Betrothal (declaration of intent)
Because you have freely and prayerfully chosen each other as partners for life and in an expression of your total commitment to one another, I now ask of you:
_______, do you take this woman/man to be your wife/husband, to live together in the covenant of marriage? Do you promise to love her/him, in sickness and in health; and forsaking all others to be faithful to her/him as long as you both shall live?
Before ____and _____exchange their vows, we should recognize that they are not exchanged in a void. Those of us here today represent a facet of their lives gathered together in this one shared moment. We are not just witnesses to their promises today, but willing participants in their lives together, both before and after their marriage vows. Each of you by your presence here today is being called upon to support ____ and _____in loving one another- to help lift them up when life is hard, to remind them during difficult times of the vows made on this day and to celebrate when life is joyful.
In this spirit, _____and ____ ask of you all now, “will you support our marriage and partnership, as you have throughout our lives thus far?” If so, please answer, “yes”
______and ______ are going to present their vows they have written together. They have spent time reflecting on what is important to promise to one another in their relationship and marriage.
Blessing and exchange of rings
This is the point in the ceremony where we usually talk about the wedding bands being a perfect circle, with no beginning and no end. Although they are a circle, we know that these rings do have a beginning. Rock is dug up from the earth. Metal is liquefied in a furnace at a thousand degrees, then molded, cooled, and painstakingly polished. Something beautiful is made from raw elements. Love is like that. It comes from humble beginnings, made by imperfect beings. It’s the process of making something beautiful where there was once nothing at all.
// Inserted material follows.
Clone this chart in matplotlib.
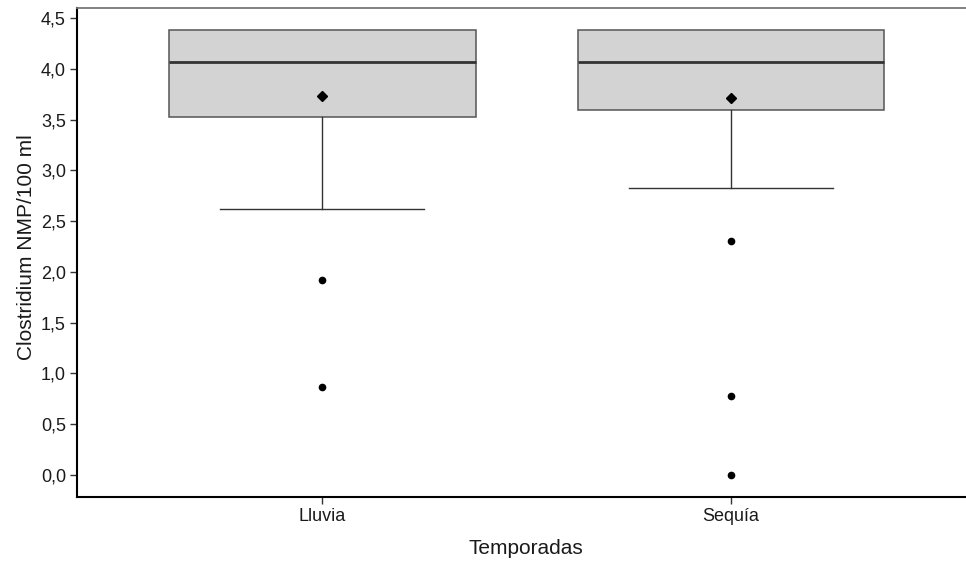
import matplotlib.pyplot as plt
from matplotlib.ticker import FuncFormatter

plt.rcParams['font.family'] = ['Liberation Sans', 'DejaVu Sans']

temporadas = ['Lluvia', 'Sequía']
q1 = [3.53, 3.60]
medianas = [4.07, 4.07]
q3 = [4.38, 4.38]
bigote_inf = [2.62, 2.83]
bigote_sup = [4.38, 4.38]
medias = [3.73, 3.71]
atipicos = [[1.92, 0.87], [2.31, 0.78, 0.0]]

stats = []
for i, t in enumerate(temporadas):
    stats.append({'label': t, 'q1': q1[i], 'med': medianas[i], 'q3': q3[i],
                  'whislo': bigote_inf[i], 'whishi': bigote_sup[i],
                  'fliers': atipicos[i], 'mean': medias[i]})

fig = plt.figure(figsize=(9.66, 5.65), dpi=100)
ax = fig.add_axes([0.0797, 0.1204, 0.9203, 0.8663])

bp = ax.bxp(stats, positions=[1, 2], widths=0.75, patch_artist=True,
            showmeans=True, showcaps=True,
            boxprops=dict(facecolor='#d3d3d3', edgecolor='#555555', linewidth=1.1),
            medianprops=dict(color='#333333', linewidth=2),
            whiskerprops=dict(color='#333333', linewidth=1),
            capprops=dict(color='#333333', linewidth=1),
            capwidths=0.5,
            flierprops=dict(marker='o', markerfacecolor='black', markeredgecolor='black', markersize=4.5),
            meanprops=dict(marker='D', markerfacecolor='black', markeredgecolor='black', markersize=5))

# sin bigote superior cuando coincide con el tercer cuartil
for i in range(len(temporadas)):
    if bigote_sup[i] <= q3[i]:
        bp['caps'][2 * i + 1].set_visible(False)
        bp['whiskers'][2 * i + 1].set_visible(False)

ax.set_xlim(0.4, 2.575)
ax.set_ylim(-0.217, 4.606)
ax.set_yticks([0, 0.5, 1, 1.5, 2, 2.5, 3, 3.5, 4, 4.5])
ax.yaxis.set_major_formatter(FuncFormatter(lambda v, p: f'{v:.1f}'.replace('.', ',')))

for s in ['left', 'bottom']:
    ax.spines[s].set_linewidth(1.5)
    ax.spines[s].set_color('black')
ax.spines['right'].set_visible(False)
ax.spines['top'].set_color('#777777')
ax.spines['top'].set_linewidth(1.3)

ax.tick_params(axis='both', length=5, width=1, color='#333333', labelsize=13, labelcolor='#1a1a1a', pad=3)

ax.set_ylabel('Clostridium NMP/100 ml', fontsize=15, color='#1a1a1a')
ax.set_xlabel('Temporadas', fontsize=15, color='#1a1a1a')
ax.xaxis.set_label_coords(0.505, -0.085)
ax.yaxis.set_label_coords(-0.046, 0.51)

plt.savefig('out.png', dpi=100)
As you place this ring on her/his finger, please repeat after me: With this ring, I thee wed.
St. Augustine described the nature of God like “a circle whose center is everywhere and circumference cannot be found.” As you wear these rings, may they symbolize the nature of God in your lives and remind you of your enduring love for each other.
May your love bring all the exquisite excitements a marriage should bring.
May you need each other, but not out of weakness.
May you want one another, but not out of lack.
May you look for things to praise, often say “I love you”, and take no notice of small faults.
May you have happiness, and may you find it making one another happy.
May you have love, and may you find it loving one another.
And may the Lord bless you and keep you. May the Lord make His face to shine upon you and be gracious to you.
Pronouncement of husband and wife
_____, _____, throughout the wedding ceremony, you have vowed to love one another and promised your loyalty before those gathered here today.
You have both formalized and sanctified your bond by exchanging wedding vows and rings.
This is your relationship, your wedding, your marriage, your life. You had the amazing good fortune to find one another. And now you get to define what love and marriage means to you. This will be one of your greatest tasks and greatest adventures. Your married life will be uniquely yours. No one else had this life and no one else ever will. So make it loving, make it thrilling, and make it last!
And now…..by the power vested to me by the state of _____, I am honored to pronounce you husband and wife!
You may kiss your bride!
For the first time, I introduce to you, Mr. and Mrs. _____!